The Clash’s The Singles

A review by Dylan Calewarts

As a general statement, I sometimes find myself skeptical of “singles collections.” Particularly in the case of The Clash, I do not feel that such an epic band should be summarized into an anthology. Their records should be played sequentially, particularly London Calling, ranked #8 by Rolling Stone in their list of the 500 Greatest Rock Albums.

As it turns out, my stigmatization of desiring the art, the presence of a legendary band on their original, unmodified album, was completely unfounded. The Singles, slated for release Nov. 14, phenomenally gathers the most provocative, volatile tracks that the popular Rock & Roll Hall of Fame British punk band ever crafted.

The intent of The Singles is to put all of The Clash’s most popular work into one snazzy collection. It accomplishes this feat and more. The Clash had a relatively short career (1977-1985), during which they released 19 singles – more than any other punk band. Each of these singles is present, and they are sprinkled throughout this four-disc, four-hour box set. It is completely inclusive, which is unprecedented as far as greatest hits releases go. Everyone has their own favorite hits, but I most enjoyed listening to “White Riot,” the rallying cry for American white youth to become activists like their black peers, and “Rock the Casbah,” the bizarre blend of punk lyrics with danceable drum beats and keyboards.

More impressive than the singles is the rest of the material included. For starters, every single B-side is included. Yes, every. The Clash, pending on the country, released a variety of seven-inch and 12-inch singles around the world, each complete with different B-sides. These rarities were live favorites in the 1980s, because only the most faithful fans obtained the singles necessary to learn the words to chant along with vocalist Joe Strummer. And here they all exist: “Do It Now,” “First Night Back in London” and “Justice Tonight” are some of the more raw, throaty cuts. This is not to say that the special B-side material is all gruff, as Disc 3 contains remixes of both “The Magnificent Seven” and “The Magnificent Dance.”

I’ve listened to the four CD’s several times each, and I still detect no filler. On Disc 1, there are two five-minute interviews with members of The Clash. Do not be cynical: it is very moving to hear them talk about their Rock Against Racism tour and drummer Topper Headon’s heroin addiction, as well as the juxtaposition between the timeless fading crackles of the interview tape and the opening snare sequence in “Capital Radio One.” There is a live version of “London’s Burning,” complete with real audience screams of “Fire!,” a hilariously prudent edited version of “Straight To Hell” and a stretch of five downtempo songs on Disc 3 that all include some of Strummer’s best idealist lyrics.

What else can be said about this compilation, or The Clash for that matter?
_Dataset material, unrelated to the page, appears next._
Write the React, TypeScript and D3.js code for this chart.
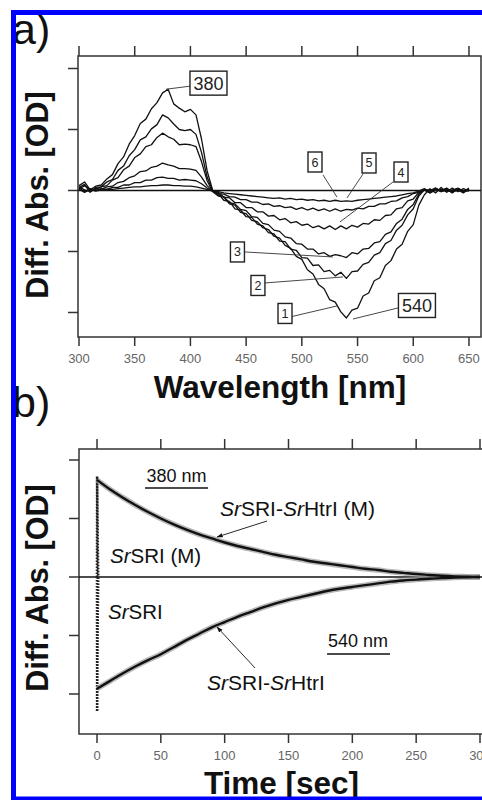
import React from 'react';
import * as d3 from 'd3';

// ---------- Panel a: difference spectra ----------
const wavelengths = [300,305,310,315,320,325,330,335,340,345,350,355,360,365,370,375,380,385,390,395,400,405,410,415,420,425,430,435,440,445,450,455,460,465,470,475,480,485,490,495,500,505,510,515,520,525,530,535,540,545,550,555,560,565,570,575,580,585,590,595,600,605,610,615,620,625,630,635,640,645,650];

const spectrum1 = [0.08,0.14,0.01,0.07,0.09,0.19,0.26,0.44,0.55,0.76,0.90,1.10,1.17,1.34,1.44,1.60,1.66,1.42,1.35,1.29,1.33,1.24,0.84,0.32,0.00,-0.08,-0.11,-0.22,-0.24,-0.36,-0.38,-0.49,-0.51,-0.61,-0.64,-0.75,-0.78,-0.90,-0.95,-1.08,-1.13,-1.30,-1.37,-1.54,-1.61,-1.79,-1.83,-1.99,-2.09,-1.96,-1.93,-1.73,-1.68,-1.48,-1.43,-1.23,-1.15,-0.96,-0.88,-0.67,-0.56,-0.24,-0.07,0.03,-0.04,0.05,-0.03,0.04,-0.02,0.03,-0.01];
const spectrum2 = [0.05,0.10,-0.03,0.05,0.06,0.14,0.18,0.33,0.40,0.57,0.67,0.83,0.88,1.01,1.08,1.24,1.19,1.09,1.00,0.98,1.00,0.92,0.62,0.22,-0.01,-0.05,-0.16,-0.18,-0.30,-0.32,-0.43,-0.44,-0.55,-0.58,-0.69,-0.71,-0.83,-0.84,-0.96,-0.98,-1.10,-1.11,-1.23,-1.22,-1.33,-1.31,-1.40,-1.34,-1.44,-1.33,-1.32,-1.21,-1.18,-1.06,-1.02,-0.87,-0.82,-0.65,-0.57,-0.40,-0.30,-0.09,0.01,-0.04,0.03,0.00,0.04,-0.02,0.01,-0.04,0.03];
const spectrum3 = [0.02,0.08,0.01,0.02,0.06,0.08,0.17,0.21,0.34,0.40,0.54,0.60,0.72,0.75,0.87,0.94,0.88,0.84,0.75,0.76,0.75,0.72,0.47,0.16,-0.02,-0.09,-0.10,-0.20,-0.22,-0.31,-0.33,-0.43,-0.44,-0.54,-0.56,-0.65,-0.67,-0.76,-0.78,-0.87,-0.88,-0.96,-0.96,-1.04,-1.02,-1.08,-1.05,-1.07,-1.10,-1.02,-1.04,-0.96,-0.95,-0.86,-0.84,-0.72,-0.68,-0.54,-0.47,-0.31,-0.23,-0.06,0.02,0.00,0.04,-0.02,0.02,-0.01,0.04,-0.01,0.02];
const spectrum4 = [0.06,0.01,-0.02,0.03,0.02,0.06,0.07,0.13,0.15,0.21,0.24,0.31,0.32,0.38,0.40,0.45,0.42,0.40,0.36,0.36,0.35,0.33,0.22,0.08,-0.01,-0.03,-0.11,-0.12,-0.20,-0.20,-0.28,-0.28,-0.35,-0.35,-0.42,-0.41,-0.48,-0.46,-0.53,-0.51,-0.57,-0.55,-0.61,-0.58,-0.63,-0.58,-0.64,-0.58,-0.63,-0.57,-0.60,-0.54,-0.55,-0.48,-0.49,-0.41,-0.40,-0.30,-0.28,-0.17,-0.14,-0.03,0.01,-0.04,0.01,-0.01,0.03,-0.04,0.03,-0.01,0.02];
const spectrum5 = [0.04,-0.02,0.03,0.00,0.03,0.02,0.05,0.05,0.09,0.09,0.13,0.13,0.17,0.17,0.21,0.22,0.20,0.20,0.17,0.18,0.17,0.16,0.11,0.04,-0.01,-0.05,-0.06,-0.10,-0.11,-0.15,-0.15,-0.19,-0.19,-0.23,-0.22,-0.26,-0.25,-0.28,-0.27,-0.31,-0.28,-0.32,-0.29,-0.33,-0.30,-0.34,-0.30,-0.34,-0.31,-0.32,-0.29,-0.30,-0.26,-0.26,-0.22,-0.22,-0.18,-0.17,-0.12,-0.10,-0.05,-0.03,0.02,-0.01,0.04,-0.02,0.01,-0.03,0.02,-0.02,0.04];
const spectrum6 = [0.02,-0.03,0.02,-0.01,0.01,0.02,0.02,0.03,0.04,0.05,0.06,0.06,0.07,0.08,0.08,0.09,0.09,0.08,0.08,0.07,0.07,0.06,0.04,0.02,-0.01,-0.02,-0.04,-0.05,-0.06,-0.07,-0.08,-0.09,-0.10,-0.11,-0.12,-0.13,-0.12,-0.14,-0.13,-0.15,-0.14,-0.16,-0.15,-0.17,-0.16,-0.18,-0.16,-0.18,-0.17,-0.18,-0.16,-0.15,-0.14,-0.13,-0.12,-0.11,-0.10,-0.09,-0.07,-0.05,-0.04,-0.01,0.03,-0.03,0.00,0.02,-0.02,0.01,0.03,-0.02,0.00];

const wavelengthTicks = [300, 350, 400, 450, 500, 550, 600, 650];
const diffTicksA = [-2, -1, 0, 1, 2];

// labels in panel a: [text, box nm, box OD, line-from nm, OD, line-to nm, OD, big]
const labelsA: [string, number, number, number, number, number, number, boolean][] = [
  ['380', 416.2, 1.76, 399.6, 1.71, 378, 1.66, true],
  ['540', 603.3, -1.885, 586.3, -1.926, 545.9, -2.107, true],
  ['1', 484.9, -2.016, 491.2, -2.066, 531.5, -1.893, false],
  ['2', 460.6, -1.557, 466.9, -1.516, 536.9, -1.418, false],
  ['3', 442.2, -1.008, 449.0, -1.008, 527.9, -1.09, false],
  ['6', 511.8, 0.467, 519.0, 0.254, 531.5, -0.107, false],
  ['5', 560.3, 0.451, 554.9, 0.27, 540.5, -0.123, false],
  ['4', 589.0, 0.303, 581.8, 0.139, 534.2, -0.516, false],
];

// ---------- Panel b: kinetics ----------
const times = [0,10,20,30,40,50,60,70,80,90,100,110,120,130,140,150,160,170,180,190,200,210,220,230,240,250,260,270,280,290,300];
const decay380 = [1.66,1.50,1.36,1.23,1.11,1.00,0.90,0.81,0.73,0.66,0.59,0.53,0.48,0.43,0.38,0.34,0.30,0.26,0.23,0.20,0.17,0.14,0.12,0.09,0.07,0.05,0.035,0.02,0.01,0.005,0.0];
const recovery540 = [-1.91,-1.78,-1.65,-1.53,-1.42,-1.32,-1.20,-1.08,-0.97,-0.86,-0.77,-0.68,-0.60,-0.52,-0.45,-0.39,-0.34,-0.29,-0.24,-0.20,-0.17,-0.14,-0.11,-0.08,-0.06,-0.045,-0.03,-0.02,-0.01,-0.005,0.0];
// fast SrSRI components (sub-second)
const fastTimes = [0, 0.1, 0.3, 0.6, 1.0];
const fast380 = [0.0, 1.72, 1.2, 0.5, 0.0];
const fast540 = [0.0, -2.3, -1.5, -0.6, 0.0];

const timeTicks = [0, 50, 100, 150, 200, 250, 300];
const diffTicksB = [-2, -1, 0, 1, 2];

const FONT = '"Liberation Sans", Arial, Helvetica, sans-serif';

function Frame({ x0, x1, y0, y1, xScale, yScale, xTicks, yTicks }: any) {
  return (
    <g>
      <rect x={x0} y={y0} width={x1 - x0} height={y1 - y0} fill="none" stroke="#333" strokeWidth={1.5} />
      {xTicks.map((t: number) => (
        <g key={'x' + t}>
          <line x1={xScale(t)} x2={xScale(t)} y1={y0} y2={y0 - 10} stroke="#333" strokeWidth={1.5} />
          <line x1={xScale(t)} x2={xScale(t)} y1={y1} y2={y1 + 9} stroke="#333" strokeWidth={1.5} />
          <text x={xScale(t)} y={y1 + 26} textAnchor="middle" fontSize={13} fill="#666" fontFamily={FONT}>{t}</text>
        </g>
      ))}
      {yTicks.map((t: number) => (
        <line key={'y' + t} x1={x0} x2={x0 - 10} y1={yScale(t)} y2={yScale(t)} stroke="#333" strokeWidth={1.5} />
      ))}
    </g>
  );
}

function SrText({ x, y, parts, size }: { x: number; y: number; parts: [string, boolean][]; size: number }) {
  return (
    <text x={x} y={y} fontSize={size} fontFamily={FONT} fill="#111">
      {parts.map(([s, it], i) => (
        <tspan key={i} fontStyle={it ? 'italic' : 'normal'}>{s}</tspan>
      ))}
    </text>
  );
}

export default function App() {
  const xa = d3.scaleLinear().domain([299.1, 660.8]).range([78, 481]);
  const ya = d3.scaleLinear().domain([-2.402, 2.205]).range([337, 56]);
  const xb = d3.scaleLinear().domain([-14.1, 304.7]).range([79, 486]);
  const yb = d3.scaleLinear().domain([-2.684, 2.188]).range([734, 449]);

  const spectra = [spectrum1, spectrum2, spectrum3, spectrum4, spectrum5, spectrum6];
  const lineA = d3.line<number>().x((_, i) => xa(wavelengths[i])).y((d) => ya(d));
  const lineB = d3.line<number>().x((_, i) => xb(times[i])).y((d) => yb(d)).curve(d3.curveMonotoneX);
  const lineFast = d3.line<number>().x((_, i) => xb(fastTimes[i])).y((d) => yb(d));

  return (
    <svg width={482} height={800} style={{ position: 'absolute', left: 0, top: 0, background: '#fff' }} fontFamily={FONT}>
      <defs>
        <marker id="arr" viewBox="0 0 10 10" refX={9} refY={5} markerWidth={7} markerHeight={7} orient="auto">
          <path d="M0,1.5 L10,5 L0,8.5 z" fill="#111" />
        </marker>
        <clipPath id="clipA"><rect x={78} y={56} width={403} height={281} /></clipPath>
        <clipPath id="clipB"><rect x={79} y={449} width={407} height={285} /></clipPath>
      </defs>
      <rect x={0} y={0} width={482} height={800} fill="#fff" />

      {/* ---------------- Panel a ---------------- */}
      <text x={12} y={44} fontSize={43} fill="#111" fontFamily={FONT}>a)</text>
      <Frame x0={78} x1={481} y0={56} y1={337} xScale={xa} yScale={ya} xTicks={wavelengthTicks} yTicks={diffTicksA} />
      <g clipPath="url(#clipA)">
        <line x1={78} x2={481} y1={ya(0)} y2={ya(0)} stroke="#111" strokeWidth={1.5} />
        {spectra.map((s, k) => (
          <path key={k} d={lineA(s) || ''} fill="none" stroke="#111" strokeWidth={1.3} strokeLinejoin="round" />
        ))}
      </g>
      {labelsA.map(([t, bx, by, fx, fy, tx, ty, big]) => {
        const w = big ? 37 : 14;
        const h = big ? 24 : 20;
        const cx = xa(bx), cy = ya(by);
        return (
          <g key={t}>
            <line x1={xa(fx)} y1={ya(fy)} x2={xa(tx)} y2={ya(ty)} stroke="#333" strokeWidth={0.9} />
            <rect x={cx - w / 2} y={cy - h / 2} width={w} height={h} fill="#fff" stroke="#222" strokeWidth={1.4} />
            <text x={cx} y={cy + (big ? 6.5 : 4.5)} textAnchor="middle" fontSize={big ? 18 : 12.5} fill="#222" fontFamily={FONT}>{t}</text>
          </g>
        );
      })}
      <text transform={`translate(48,195) rotate(-90)`} textAnchor="middle" fontSize={30.5} fontWeight="bold" fill="#111" fontFamily={FONT}>Diff. Abs. [OD]</text>
      <text x={280} y={397.5} textAnchor="middle" fontSize={31.5} fontWeight="bold" fill="#111" fontFamily={FONT}>Wavelength [nm]</text>

      {/* ---------------- Panel b ---------------- */}
      <text x={12} y={417} fontSize={43} fill="#111" fontFamily={FONT}>b)</text>
      <Frame x0={79} x1={486} y0={449} y1={734} xScale={xb} yScale={yb} xTicks={timeTicks} yTicks={diffTicksB} />
      <g clipPath="url(#clipB)">
        <line x1={79} x2={486} y1={yb(0)} y2={yb(0)} stroke="#111" strokeWidth={1.5} />
        <path d={lineFast(fast380) || ''} fill="none" stroke="#222" strokeWidth={2.6} strokeDasharray="1.6 1.4" />
        <path d={lineFast(fast540) || ''} fill="none" stroke="#222" strokeWidth={2.6} strokeDasharray="1.6 1.4" />
        <path d={lineB(decay380) || ''} fill="none" stroke="#9a9a9a" strokeWidth={5.5} opacity={0.7} />
        <path d={lineB(recovery540) || ''} fill="none" stroke="#9a9a9a" strokeWidth={5.5} opacity={0.7} />
        <path d={lineB(decay380) || ''} fill="none" stroke="#111" strokeWidth={2.4} />
        <path d={lineB(recovery540) || ''} fill="none" stroke="#111" strokeWidth={2.4} />
      </g>
      <text x={xb(62.3)} y={yb(1.624)} textAnchor="middle" fontSize={18} fill="#111" fontFamily={FONT}>380 nm</text>
      <line x1={xb(37.6)} x2={xb(87)} y1={yb(1.521)} y2={yb(1.521)} stroke="#111" strokeWidth={1.5} />
      <SrText x={xb(96.3)} y={yb(1.043)} size={21} parts={[['Sr', true], ['SRI-', false], ['Sr', true], ['HtrI (M)', false]]} />
      <line x1={xb(133.2)} y1={yb(0.957)} x2={xb(94)} y2={yb(0.684)} stroke="#111" strokeWidth={0.9} markerEnd="url(#arr)" />
      <SrText x={xb(10.2)} y={yb(0.239)} size={20.5} parts={[['Sr', true], ['SRI (M)', false]]} />
      <SrText x={xb(8.6)} y={yb(-0.718)} size={20.5} parts={[['Sr', true], ['SRI', false]]} />
      <text x={xb(204.4)} y={yb(-1.197)} textAnchor="middle" fontSize={18} fill="#111" fontFamily={FONT}>540 nm</text>
      <line x1={xb(180.2)} x2={xb(229.5)} y1={yb(-1.316)} y2={yb(-1.316)} stroke="#111" strokeWidth={1.5} />
      <SrText x={xb(86.2)} y={yb(-1.932)} size={21} parts={[['Sr', true], ['SRI-', false], ['Sr', true], ['HtrI', false]]} />
      <line x1={xb(123.8)} y1={yb(-1.556)} x2={xb(94)} y2={yb(-0.855)} stroke="#111" strokeWidth={0.9} markerEnd="url(#arr)" />

      <text transform={`translate(48,588) rotate(-90)`} textAnchor="middle" fontSize={30.5} fontWeight="bold" fill="#111" fontFamily={FONT}>Diff. Abs. [OD]</text>
      <text x={281.5} y={794} textAnchor="middle" fontSize={31.5} fontWeight="bold" fill="#111" fontFamily={FONT}>Time [sec]</text>

      {/* blue border */}
      <rect x={13.5} y={12.5} width={480} height={786.5} fill="none" stroke="#0000ff" strokeWidth={5} />
    </svg>
  );
}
If you need proof of greatness, know that members from bands as different as Gorillaz, The Strokes and Cypress Hill have declared The Clash to be a profound influence. If you need DIY, know that The Clash insisted to their label, CBS, to sell their double albums for the price of a single. If you need bad-ass, be aware that The Clash acquiesced fans backstage passes like they were candy. If you need intelligence, The Clash’s nickname in England during the early 1980s was “Thinking Man’s Yobs.” If you own none of their radically political, but still Billboard-topping, albums, buy this insane box set and be floored.